__Work to be completed__:
In the entries below, find the lines that contain the word "with" and copy them.

__Data records__:
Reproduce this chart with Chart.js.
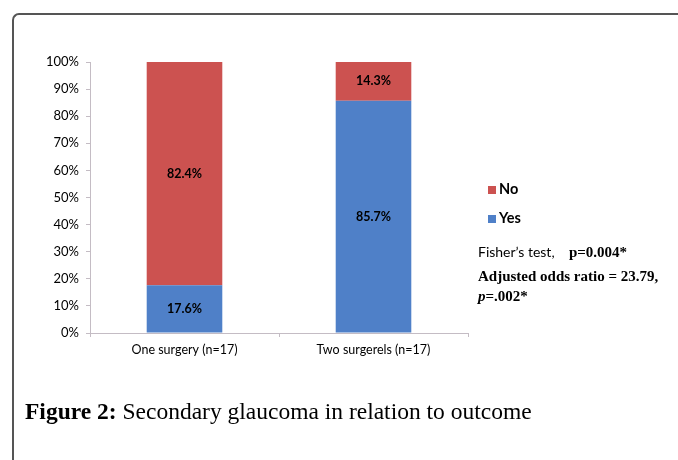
<!DOCTYPE html>
<html>
<head>
<meta charset="utf-8">
<script src="https://cdn.jsdelivr.net/npm/chart.js@4"></script>
<style>
  body { margin: 0; background: #fff; }
  #wrap { position: relative; width: 678px; height: 460px; overflow: hidden; }
  #frame { position: absolute; left: 12px; top: 13px; width: 700px; height: 500px;
           border-top: 2px solid #555; border-left: 2px solid #555; border-top-left-radius: 7px; }
  #c { position: absolute; left: 0; top: 0; }
  #legend { position: absolute; left: 488px; top: 179px; font-family: Lato, sans-serif; font-weight: bold; font-size: 14.5px; color: #000; }
  #legend div { height: 29px; line-height: 20px; }
  #legend span.box { display: inline-block; width: 8px; height: 8px; margin-right: 3px; vertical-align: 0px; }
  #stats { position: absolute; left: 478px; top: 243px; color: #000; }
  .sans { font-family: Lato, sans-serif; font-size: 14px; }
  .ser { font-family: "Liberation Serif", serif; font-weight: bold; font-size: 15px; }
  #caption { position: absolute; left: 25px; top: 398px; font-family: "Liberation Serif", serif; font-size: 23.5px; color: #000; }
</style>
</head>
<body>
<div id="wrap">
  <div id="frame"></div>
  <canvas id="c" width="678" height="460"></canvas>
  <div id="legend"></div>
  <div id="stats">
    <div style="height:24px"><span class="sans">Fisher’s test,&nbsp;&nbsp;&nbsp; </span><span class="ser">p=0.004*</span></div>
    <div class="ser" style="line-height:19.5px">Adjusted odds ratio = 23.79,<br><i>p</i>=.002*</div>
  </div>
  <div id="caption"><b>Figure 2:</b> Secondary glaucoma in relation to outcome</div>
</div>
<script>
// categorias
var categories = ['One surgery (n=17)', 'Two surgerels (n=17)']
// porcentajes
var yesValues = [17.6, 85.7]
var noValues = [82.4, 14.3]
var yTicks = [0, 10, 20, 30, 40, 50, 60, 70, 80, 90, 100]

var red = '#cc5250'
var blue = '#4f80c8'

// etiquetas dentro de las barras
var barLabels = {
  id: 'barLabels',
  afterDatasetsDraw: function(chart) {
    var ctx = chart.ctx
    ctx.save()
    ctx.font = 'bold 12.5px Lato, sans-serif'
    ctx.fillStyle = '#000'
    ctx.textAlign = 'center'
    ctx.textBaseline = 'middle'
    chart.data.datasets.forEach(function(ds, i) {
      chart.getDatasetMeta(i).data.forEach(function(bar, j) {
        var p = bar.getCenterPoint()
        ctx.fillText(ds.data[j].toFixed(1) + '%', p.x, p.y)
      })
    })
    ctx.restore()
  }
}

var ctx = document.getElementById('c').getContext('2d')
var myChart = new Chart(ctx, {
  type: 'bar',
  data: {
    labels: categories,
    datasets: [
      { label: 'Yes', data: yesValues, backgroundColor: blue },
      { label: 'No', data: noValues, backgroundColor: red }
    ]
  },
  options: {
    responsive: false,
    animation: false,
    layout: { padding: { left: 0, top: 62, right: 210, bottom: 0 } },
    datasets: { bar: { categoryPercentage: 1, barPercentage: 0.4 } },
    plugins: { legend: { display: false }, tooltip: { enabled: false } },
    scales: {
      x: {
        stacked: true,
        afterFit: function(s) { s.height = 127 },
        border: { color: '#c4bcc4', width: 1 },
        grid: { offset: true, drawOnChartArea: false, color: '#c4bcc4', tickLength: 4 },
        ticks: { color: '#000', font: { family: 'Lato', size: 12.5 }, padding: 5 }
      },
      y: {
        stacked: true,
        min: 0, max: 100,
        afterFit: function(s) { s.width = 90 },
        afterBuildTicks: function(s) { s.ticks = yTicks.map(function(v) { return { value: v } }) },
        border: { color: '#c4bcc4', width: 1 },
        grid: { drawOnChartArea: false, color: '#c4bcc4', tickLength: 4 },
        ticks: { color: '#000', font: { family: 'Lato', size: 13 }, padding: 7,
                 callback: function(v) { return v + '%' } }
      }
    }
  },
  plugins: [barLabels]
})

// leyenda (No arriba, Yes abajo)
var leg = document.getElementById('legend')
myChart.data.datasets.slice().reverse().forEach(function(ds) {
  var d = document.createElement('div')
  d.innerHTML = '<span class="box" style="background:' + ds.backgroundColor + '"></span>' + ds.label
  leg.appendChild(d)
})
</script>
</body>
</html>
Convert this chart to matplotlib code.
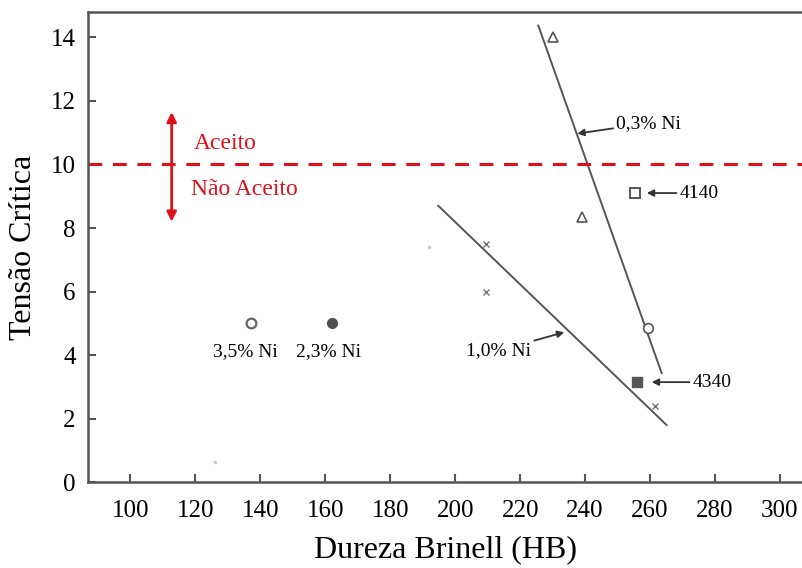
import matplotlib.pyplot as plt

plt.rcParams['font.family'] = ['Liberation Serif', 'DejaVu Serif']

# pontos isolados
ni35_x, ni35_y = [137], [5.0]
ni23_x, ni23_y = [162], [5.0]
# 0,3% Ni (triangulos) e ponto circular proximo
ni03_x, ni03_y = [230, 239], [14.0, 8.35]
ni03c_x, ni03c_y = [259.3], [4.85]
# 1,0% Ni (cruzes)
ni10_x, ni10_y = [209.6, 209.6, 261.4], [7.5, 6.0, 2.4]
# acos 4140 / 4340
a4140_x, a4140_y = [255.5], [9.1]
a4340_x, a4340_y = [256], [3.15]
# retas de tendencia
line03_x, line03_y = [225.6, 263.6], [14.37, 3.43]
line10_x, line10_y = [194.8, 265.1], [8.7, 1.8]
# manchas do scan
speck_x, speck_y = [192, 126], [7.4, 0.63]

limite = 10
xticks = [100, 120, 140, 160, 180, 200, 220, 240, 260, 280, 300]
yticks = [0, 2, 4, 6, 8, 10, 12, 14]

fig = plt.figure(figsize=(8.02, 5.68), dpi=100)
ax = fig.add_axes([0.11, 0.151, 0.89, 0.828])

ax.plot(line03_x, line03_y, color='#555555', lw=1.4)
ax.plot(line10_x, line10_y, color='#555555', lw=1.4)

ax.plot(ni35_x, ni35_y, 'o', mfc='white', mec='#666666', ms=7, mew=1.6)
ax.plot(ni23_x, ni23_y, 'o', color='#505050', ms=7)
ax.plot(ni03_x, ni03_y, '^', mfc='white', mec='#555555', ms=6.5, mew=1.2)
ax.plot(ni03c_x, ni03c_y, 'o', mfc='white', mec='#555555', ms=7, mew=1.2)
ax.plot(ni10_x, ni10_y, 'x', color='#777777', ms=4, mew=1.0)
ax.plot(a4140_x, a4140_y, 's', mfc='white', mec='#555555', ms=7, mew=1.4)
ax.plot(a4340_x, a4340_y, 's', color='#555555', ms=7)
ax.plot(speck_x, speck_y, '.', color='#cccccc', ms=3)

# linha de limite
ax.axhline(limite, color='#e0101a', ls=(0, (4.5, 3.5)), lw=2.2)
ax.annotate('', xy=(112.7, 11.65), xytext=(112.7, 8.2),
            arrowprops=dict(arrowstyle='<|-|>', color='#e0101a', lw=2,
                            mutation_scale=14, shrinkA=0, shrinkB=0))
ax.text(119.5, 10.65, 'Aceito', color='#e0101a', fontsize=17, va='center')
ax.text(118.8, 9.2, 'Não Aceito', color='#e0101a', fontsize=17, va='center')

seta = dict(arrowstyle='-|>', color='#333333', lw=1.3, mutation_scale=10,
            shrinkA=0, shrinkB=0)
ax.annotate('0,3% Ni', xy=(237.6, 10.97), xytext=(249.5, 11.3),
            fontsize=14, va='center', arrowprops=seta)
ax.annotate('4140', xy=(259, 9.1), xytext=(269, 9.1),
            fontsize=14, va='center', arrowprops=seta)
ax.annotate('4340', xy=(260.5, 3.15), xytext=(273, 3.15),
            fontsize=14, va='center', arrowprops=seta)
ax.annotate('1,0% Ni', xy=(233.6, 4.72), xytext=(223.5, 4.15),
            fontsize=14, va='center', ha='right', arrowprops=seta)
ax.text(135.5, 4.1, '3,5% Ni', fontsize=14, ha='center', va='center')
ax.text(161, 4.1, '2,3% Ni', fontsize=14, ha='center', va='center')

ax.set_xlim(87, 306.8)
ax.set_ylim(0, 14.8)
ax.set_xticks(xticks)
ax.set_yticks(yticks)
ax.tick_params(direction='in', length=6, width=1.5, color='#555555',
               labelsize=18, pad=13)
ax.tick_params(axis='y', pad=9)

for s in ['left', 'bottom', 'top']:
    ax.spines[s].set_color('#555555')
    ax.spines[s].set_linewidth(1.8)
ax.spines['right'].set_visible(False)

ax.set_xlabel('Dureza Brinell (HB)', fontsize=23, labelpad=9)
ax.set_ylabel('Tensão Crítica', fontsize=23, labelpad=9)

fig.savefig('out.png', dpi=100)
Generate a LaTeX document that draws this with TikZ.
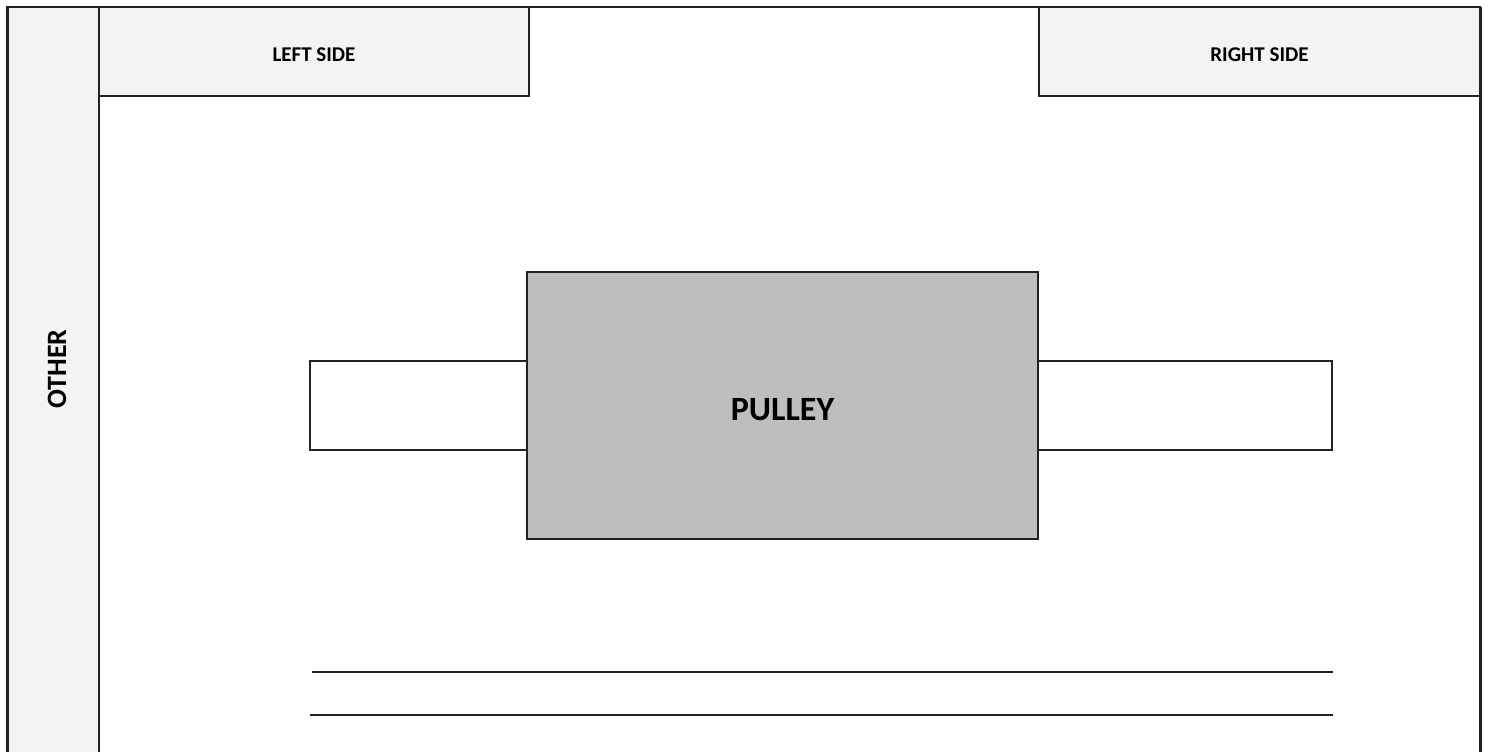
\documentclass[tikz,border=0pt]{standalone}
\usepackage{fontspec}
\setmainfont{Carlito}
\definecolor{panel}{HTML}{F2F3F5}
\definecolor{pulleygrey}{HTML}{BEBEBE}
\definecolor{edge}{HTML}{222222}
\begin{document}
\begin{tikzpicture}[x=1pt,y=-1pt,
  box/.style={draw=edge, line width=1.4pt, inner sep=0pt, outer sep=0pt, anchor=north west},
  headbox/.style={box, fill=panel, font=\fontsize{21}{25}\selectfont\bfseries},
  rule/.style={draw=edge, line width=1.4pt}]
\useasboundingbox (0,0) rectangle (1489,752);
% OTHER column
\node[box, fill=panel, minimum width=92pt, minimum height=760pt] (col) at (7,7) {};
\node[rotate=90, font=\fontsize{28}{32}\selectfont\bfseries] (other) at (57,369) {OTHER};
% header boxes
\node[headbox, minimum width=430pt, minimum height=89pt] (left) at (99,7) {\raisebox{-10pt}[0pt][0pt]{LEFT SIDE}};
\node[headbox, minimum width=441pt, minimum height=89pt] (right) at (1039,7) {\raisebox{-10pt}[0pt][0pt]{RIGHT SIDE}};
% shafts
\node[box, fill=white, minimum width=217pt, minimum height=89pt] (lshaft) at (310,361) {};
\node[box, fill=white, minimum width=294pt, minimum height=89pt] (rshaft) at (1038,361) {};
% pulley
\node[box, fill=pulleygrey, minimum width=511pt, minimum height=267pt,
      font=\fontsize{34}{40}\selectfont\bfseries] (pulley) at (527,272) {\raisebox{-15pt}[0pt][0pt]{PULLEY}};
\draw[edge, line width=2.6pt] (pulley.north east) -- (pulley.south east);
% outer frame
\draw[edge, line width=1.6pt] (7,760) -- (7,7) -- (1480,7) -- (1480,760);
\draw[edge, line width=3pt] (7,7) -- (7,760);
\draw[edge, line width=3pt] (1480,7) -- (1480,760);
% lines
\coordinate (l1a) at (312,672);
\coordinate (l1b) at (1333,672);
\coordinate (l2a) at (310,715);
\coordinate (l2b) at (1333,715);
\draw[rule] (l1a) -- (l1b);
\draw[rule] (l2a) -- (l2b);
\end{tikzpicture}
\end{document}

__Reply to the exercise__:
Reproduce this chart with Chart.js.
Generate a LaTeX document that draws this with TikZ.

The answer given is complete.